Bizim tek sıkıntımız nedir biliyor musun hocam (bence)? Evlenme ve gelecek kaygısı. Bu başka hangi toplumda var? Avrupa'da, Amerika'da veya diğer toplumlarda var mı? HAYIR. Bakın Araplar dahi bunu dert etmiyorlar.

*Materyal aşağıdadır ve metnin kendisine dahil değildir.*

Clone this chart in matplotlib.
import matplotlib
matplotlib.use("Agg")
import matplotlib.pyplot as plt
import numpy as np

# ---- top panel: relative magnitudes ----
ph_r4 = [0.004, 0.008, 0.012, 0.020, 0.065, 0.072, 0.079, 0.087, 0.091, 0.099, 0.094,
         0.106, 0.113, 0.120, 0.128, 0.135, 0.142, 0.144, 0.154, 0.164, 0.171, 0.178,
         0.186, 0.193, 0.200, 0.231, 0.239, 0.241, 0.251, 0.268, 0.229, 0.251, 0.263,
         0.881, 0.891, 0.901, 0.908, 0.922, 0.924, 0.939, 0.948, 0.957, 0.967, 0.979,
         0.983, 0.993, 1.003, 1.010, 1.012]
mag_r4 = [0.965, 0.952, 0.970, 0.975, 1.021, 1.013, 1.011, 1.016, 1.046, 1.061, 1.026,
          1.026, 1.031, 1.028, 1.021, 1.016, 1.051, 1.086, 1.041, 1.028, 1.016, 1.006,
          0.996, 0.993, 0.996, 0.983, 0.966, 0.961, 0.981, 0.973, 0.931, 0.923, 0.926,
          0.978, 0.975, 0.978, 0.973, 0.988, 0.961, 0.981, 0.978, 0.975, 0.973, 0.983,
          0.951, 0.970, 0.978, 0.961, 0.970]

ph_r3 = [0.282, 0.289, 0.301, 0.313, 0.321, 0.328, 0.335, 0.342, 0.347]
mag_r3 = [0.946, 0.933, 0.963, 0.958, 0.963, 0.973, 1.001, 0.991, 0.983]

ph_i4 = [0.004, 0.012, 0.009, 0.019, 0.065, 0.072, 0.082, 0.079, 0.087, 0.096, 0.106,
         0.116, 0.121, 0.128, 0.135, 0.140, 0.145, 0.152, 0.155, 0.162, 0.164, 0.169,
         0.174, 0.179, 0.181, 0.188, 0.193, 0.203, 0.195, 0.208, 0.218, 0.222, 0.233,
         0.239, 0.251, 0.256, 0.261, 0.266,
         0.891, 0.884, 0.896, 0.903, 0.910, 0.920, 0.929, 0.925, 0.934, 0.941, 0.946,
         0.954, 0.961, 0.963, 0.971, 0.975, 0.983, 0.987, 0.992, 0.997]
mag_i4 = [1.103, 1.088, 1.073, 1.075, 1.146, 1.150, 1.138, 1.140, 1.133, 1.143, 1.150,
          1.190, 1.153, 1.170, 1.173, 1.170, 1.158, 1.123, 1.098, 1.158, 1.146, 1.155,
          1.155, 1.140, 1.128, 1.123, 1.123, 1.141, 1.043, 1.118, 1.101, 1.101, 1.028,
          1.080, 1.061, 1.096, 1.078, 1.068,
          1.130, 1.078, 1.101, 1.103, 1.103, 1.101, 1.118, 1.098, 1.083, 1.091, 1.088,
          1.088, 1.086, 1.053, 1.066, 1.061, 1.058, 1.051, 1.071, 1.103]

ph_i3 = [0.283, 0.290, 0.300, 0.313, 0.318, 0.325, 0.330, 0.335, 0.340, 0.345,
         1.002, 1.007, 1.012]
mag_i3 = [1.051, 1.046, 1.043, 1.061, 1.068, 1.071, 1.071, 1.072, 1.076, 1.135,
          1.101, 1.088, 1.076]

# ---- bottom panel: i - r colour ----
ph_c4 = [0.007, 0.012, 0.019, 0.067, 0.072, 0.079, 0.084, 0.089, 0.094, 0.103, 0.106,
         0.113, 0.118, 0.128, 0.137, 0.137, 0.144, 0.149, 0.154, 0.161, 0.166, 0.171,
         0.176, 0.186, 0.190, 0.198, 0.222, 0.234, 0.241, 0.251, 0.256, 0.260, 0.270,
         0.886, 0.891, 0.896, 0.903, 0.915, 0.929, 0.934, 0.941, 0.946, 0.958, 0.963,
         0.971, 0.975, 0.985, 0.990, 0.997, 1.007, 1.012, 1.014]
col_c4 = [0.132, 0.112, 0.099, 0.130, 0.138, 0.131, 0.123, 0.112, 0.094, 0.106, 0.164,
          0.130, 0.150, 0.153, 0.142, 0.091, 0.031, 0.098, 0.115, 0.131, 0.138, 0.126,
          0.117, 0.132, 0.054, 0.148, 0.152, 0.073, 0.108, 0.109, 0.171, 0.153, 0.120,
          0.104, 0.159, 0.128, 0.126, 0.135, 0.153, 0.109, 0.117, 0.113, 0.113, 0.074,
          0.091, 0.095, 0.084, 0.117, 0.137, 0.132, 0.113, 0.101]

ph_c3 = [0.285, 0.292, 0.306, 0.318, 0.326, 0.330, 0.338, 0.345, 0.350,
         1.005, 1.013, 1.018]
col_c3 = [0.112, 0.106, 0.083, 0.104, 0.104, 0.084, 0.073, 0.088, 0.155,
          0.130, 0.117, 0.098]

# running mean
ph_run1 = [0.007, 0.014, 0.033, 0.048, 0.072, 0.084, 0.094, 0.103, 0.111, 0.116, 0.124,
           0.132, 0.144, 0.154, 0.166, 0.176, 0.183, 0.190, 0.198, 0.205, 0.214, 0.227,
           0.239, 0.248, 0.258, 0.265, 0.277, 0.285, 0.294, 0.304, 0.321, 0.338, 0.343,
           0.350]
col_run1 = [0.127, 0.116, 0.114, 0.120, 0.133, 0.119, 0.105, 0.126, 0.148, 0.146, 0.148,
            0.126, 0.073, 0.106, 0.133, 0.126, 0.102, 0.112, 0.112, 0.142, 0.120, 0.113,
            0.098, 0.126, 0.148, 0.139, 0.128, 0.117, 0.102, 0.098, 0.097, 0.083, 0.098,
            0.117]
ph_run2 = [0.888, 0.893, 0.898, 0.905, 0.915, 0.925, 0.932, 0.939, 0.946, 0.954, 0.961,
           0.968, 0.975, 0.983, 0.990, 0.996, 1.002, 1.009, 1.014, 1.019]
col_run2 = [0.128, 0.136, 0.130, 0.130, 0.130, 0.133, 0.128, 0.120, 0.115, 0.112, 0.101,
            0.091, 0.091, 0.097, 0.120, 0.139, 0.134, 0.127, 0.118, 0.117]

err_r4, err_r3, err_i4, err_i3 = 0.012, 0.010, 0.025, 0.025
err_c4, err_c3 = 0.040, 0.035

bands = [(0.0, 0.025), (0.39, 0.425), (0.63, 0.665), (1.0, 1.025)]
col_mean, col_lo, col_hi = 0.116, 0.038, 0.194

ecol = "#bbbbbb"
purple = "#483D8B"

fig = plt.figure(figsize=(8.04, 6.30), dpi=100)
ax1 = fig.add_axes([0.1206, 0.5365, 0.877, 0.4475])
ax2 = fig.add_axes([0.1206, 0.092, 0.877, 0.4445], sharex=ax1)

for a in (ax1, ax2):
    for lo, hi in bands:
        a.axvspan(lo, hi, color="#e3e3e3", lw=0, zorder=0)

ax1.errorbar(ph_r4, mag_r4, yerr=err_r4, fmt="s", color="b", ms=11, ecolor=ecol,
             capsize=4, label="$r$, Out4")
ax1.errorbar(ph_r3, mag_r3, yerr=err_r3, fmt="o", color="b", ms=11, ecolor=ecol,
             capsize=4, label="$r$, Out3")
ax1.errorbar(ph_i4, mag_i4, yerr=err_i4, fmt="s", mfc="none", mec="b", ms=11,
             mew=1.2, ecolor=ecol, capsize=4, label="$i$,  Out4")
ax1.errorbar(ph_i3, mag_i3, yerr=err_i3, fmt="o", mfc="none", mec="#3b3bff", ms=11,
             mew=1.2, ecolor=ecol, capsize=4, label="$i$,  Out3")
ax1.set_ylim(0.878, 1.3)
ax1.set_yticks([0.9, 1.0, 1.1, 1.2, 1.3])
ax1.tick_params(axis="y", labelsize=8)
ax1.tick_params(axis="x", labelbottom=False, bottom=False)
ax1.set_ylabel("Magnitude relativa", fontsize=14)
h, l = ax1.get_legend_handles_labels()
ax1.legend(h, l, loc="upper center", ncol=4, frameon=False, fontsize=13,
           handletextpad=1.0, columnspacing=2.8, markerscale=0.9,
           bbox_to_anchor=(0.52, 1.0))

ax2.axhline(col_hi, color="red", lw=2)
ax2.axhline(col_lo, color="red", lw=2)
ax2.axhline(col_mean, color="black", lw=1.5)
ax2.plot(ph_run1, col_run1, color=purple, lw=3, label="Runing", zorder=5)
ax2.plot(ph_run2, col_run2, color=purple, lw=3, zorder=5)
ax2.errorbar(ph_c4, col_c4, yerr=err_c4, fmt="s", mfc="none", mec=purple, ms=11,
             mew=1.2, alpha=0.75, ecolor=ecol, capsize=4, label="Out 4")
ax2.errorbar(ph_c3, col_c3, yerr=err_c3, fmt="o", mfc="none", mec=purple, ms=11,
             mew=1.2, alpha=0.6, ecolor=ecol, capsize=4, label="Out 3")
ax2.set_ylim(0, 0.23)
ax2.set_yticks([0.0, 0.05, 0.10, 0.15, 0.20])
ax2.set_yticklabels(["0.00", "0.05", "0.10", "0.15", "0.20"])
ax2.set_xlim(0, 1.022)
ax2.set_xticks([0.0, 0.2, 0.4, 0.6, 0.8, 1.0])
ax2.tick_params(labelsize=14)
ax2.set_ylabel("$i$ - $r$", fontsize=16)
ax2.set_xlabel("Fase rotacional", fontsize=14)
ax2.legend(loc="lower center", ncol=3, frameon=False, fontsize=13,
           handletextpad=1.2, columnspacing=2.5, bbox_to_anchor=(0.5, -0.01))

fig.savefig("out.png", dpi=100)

Sevdiğimiz işi yapmadan herşeyi kafamızda kuruyoruz. Para kazanıcam, araba alıcam, ev alıcam. Çocuklarıma birşeyler bırakıcam vs vs bu sorunların arkası gelmez ki. Hayatı en mutlu yaşayan ruh kime aittir? Aşık olana mı yoksa sevdiği işi yapana mı? Tabiki sevdiği işi yapana. Aşk çok farklı birşey. İlk defa tanıdığın birisine bile aşık olabilirsin. Çünkü aşk birden olan birşey değil. Mesela yanlış birine bile aşık olabilirsin. Sevmek, eğlenmek veya birine alışmak, bunlar başkasıyla da yapılabilecek şeyler. Ama sevdiğin iş, sana hayatın boyunca mutluluk sağlayacak, ruhunu hafifletecek ve daha çalışkan olmanı sağlicak işi yapmazsan ne olacak?

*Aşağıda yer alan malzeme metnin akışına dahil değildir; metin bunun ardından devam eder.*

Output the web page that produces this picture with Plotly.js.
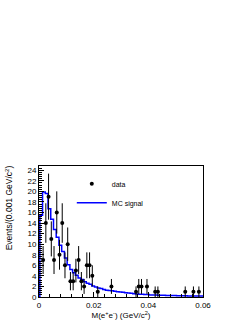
<!DOCTYPE html>
<html>
<head>
<meta charset="utf-8">
<script src="https://cdn.plot.ly/plotly-3.0.1.min.js"></script>
<style>
html,body{margin:0;padding:0;background:#fff;}
#chart{width:249px;height:323px;}
</style>
</head>
<body>
<div id="chart"></div>
<script>
// Data points (bin centres, GeV/c^2) and counts
var dataMass = [0.0015,0.0025,0.0035,0.0045,0.0055,0.0065,0.0075,0.0085,0.0095,0.0105,
                0.0115,0.0125,0.0135,0.0145,0.0155,0.0165,0.0175,0.0185,0.0195,0.0215,
                0.0265,0.0355,0.0365,0.0375,0.0395,0.0425,0.0435,0.0535,0.0565,0.0585];
var dataCounts = [7,14,19,11,7,16,8,14,6,10,
                  3,3,5,7,3,2,6,6,4,1,
                  2,1,2,2,2,1,1,1,1,1];

// MC signal histogram: first low edge, bin width, contents
var mcStart = 0.0003;
var mcBin = 0.001;
var mcValues = [15.5,19.9,19.6,16.7,14.7,12.8,11.3,9.8,8.6,7.4,
                6.1,5.2,4.6,4.1,3.6,3.3,2.9,2.6,2.4,2.1,
                1.9,1.7,1.6,1.4,1.3,1.25,1.2,1.1,1.0,0.95,
                0.9,0.8,0.75,0.7,0.6,0.55,0.5,0.5,0.45,0.45,
                0.4,0.4,0.4,0.35,0.35,0.35,0.3,0.3,0.3,0.3,
                0.25,0.25,0.25,0.25,0.2,0.2,0.2,0.2,0.2,0.2];

var xTickVals = [0,0.02,0.04,0.06];
var xTickText = ['0','0.02','0.04','0.06'];
var yTickVals = [0,2,4,6,8,10,12,14,16,18,20,22,24];

// build step outline from histogram contents
var mcX = [0], mcY = [0];
for (var i = 0; i < mcValues.length; i++) {
  mcX.push(+(mcStart + i*mcBin).toFixed(5));
  mcY.push(mcValues[i]);
}
mcX.push(+(mcStart + mcValues.length*mcBin).toFixed(5));
mcY.push(mcValues[mcValues.length-1]);

var FONT = 'Liberation Sans, Arial, Helvetica, sans-serif';

var traces = [
  {
    x: mcX, y: mcY, type: 'scatter', mode: 'lines', name: 'MC signal',
    line: {color: '#0000ff', width: 1.5, shape: 'hv'},
    cliponaxis: true
  },
  {
    x: dataMass, y: dataCounts, type: 'scatter', mode: 'markers', name: 'data',
    marker: {color: '#000', size: 4, symbol: 'circle'},
    error_y: {type: 'sqrt', visible: true, color: '#000', thickness: 1, width: 0}
  }
];

var layout = {
  width: 249, height: 323,
  margin: {l: 39, r: 46, t: 166, b: 26, pad: 0},
  paper_bgcolor: '#fff', plot_bgcolor: '#fff',
  showlegend: true,
  legend: {
    x: 0.2, y: 0.975, xanchor: 'left', yanchor: 'top',
    traceorder: 'reversed',
    bgcolor: 'rgba(0,0,0,0)', borderwidth: 0,
    font: {family: FONT, size: 7, color: '#000'},
    itemwidth: 30
  },
  xaxis: {
    range: [0, 0.06], showgrid: false, zeroline: false,
    showline: true, linecolor: '#000', linewidth: 1, mirror: true,
    ticks: 'inside', ticklen: 5, tickcolor: '#000', tickwidth: 1,
    tickvals: xTickVals, ticktext: xTickText,
    tickfont: {family: FONT, size: 8, color: '#000'},
    minor: {dtick: 0.004, ticks: 'inside', ticklen: 3, tickcolor: '#000', showgrid: false},
    title: {text: 'M(e<sup>+</sup>e<sup>-</sup>) (GeV/c<sup>2</sup>)', font: {family: FONT, size: 8, color: '#000'}, standoff: 2}
  },
  yaxis: {
    range: [0, 24.8], showgrid: false, zeroline: false,
    showline: true, linecolor: '#000', linewidth: 1, mirror: true,
    ticks: 'inside', ticklen: 5, tickcolor: '#000', tickwidth: 1,
    tickvals: yTickVals,
    tickfont: {family: FONT, size: 8, color: '#000'},
    minor: {dtick: 0.4, ticks: 'inside', ticklen: 3, tickcolor: '#000', showgrid: false}
  },
  annotations: [{
    text: 'Events/(0.001 GeV/c<sup>2</sup>)',
    xref: 'paper', yref: 'paper', x: -0.18, y: 1.02,
    xanchor: 'center', yanchor: 'top', textangle: -90, showarrow: false,
    font: {family: FONT, size: 8.5, color: '#000'}
  }]
};

Plotly.newPlot('chart', traces, layout, {displayModeBar: false, staticPlot: true});
</script>
</body>
</html>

Belki yanlış ortamlarda bulunacaksın. O ortamlarda ki insanların mentalitesi çok düşük veya çok yüksek gelicek. O insanların espiri anlayışı sana belki komplike gelicek. Ama o ortamdan, istemediğin, seviyene uygun olmadığını düşündüğün ortamdan kurtulabilecek misin? Belkide iş işten geçmiş olacak. Bence meslek seçiminde ilk düşünülmesi gereken şey, kendinizi nasıl tanımladığınız. Kişiliğinizi nasıl tanıyorsunuz? Sinirli mi, sakin mi, veya bir torna ustası olarak mı veya bir öğretmen olarak mı? Öğretmeyi mi seviyor yoksa insanların ihtiyaçlarını gidermeyi mi? Önce kendimizi tanımalıyız. Ben 5 yıldır okuyorum mesela. Ama bir gün tır şoförlüğüde yapmak istiyorum. Çünkü tır sürmek bana aşırı derecede zevk veriyor. Beni mutlu ediyor.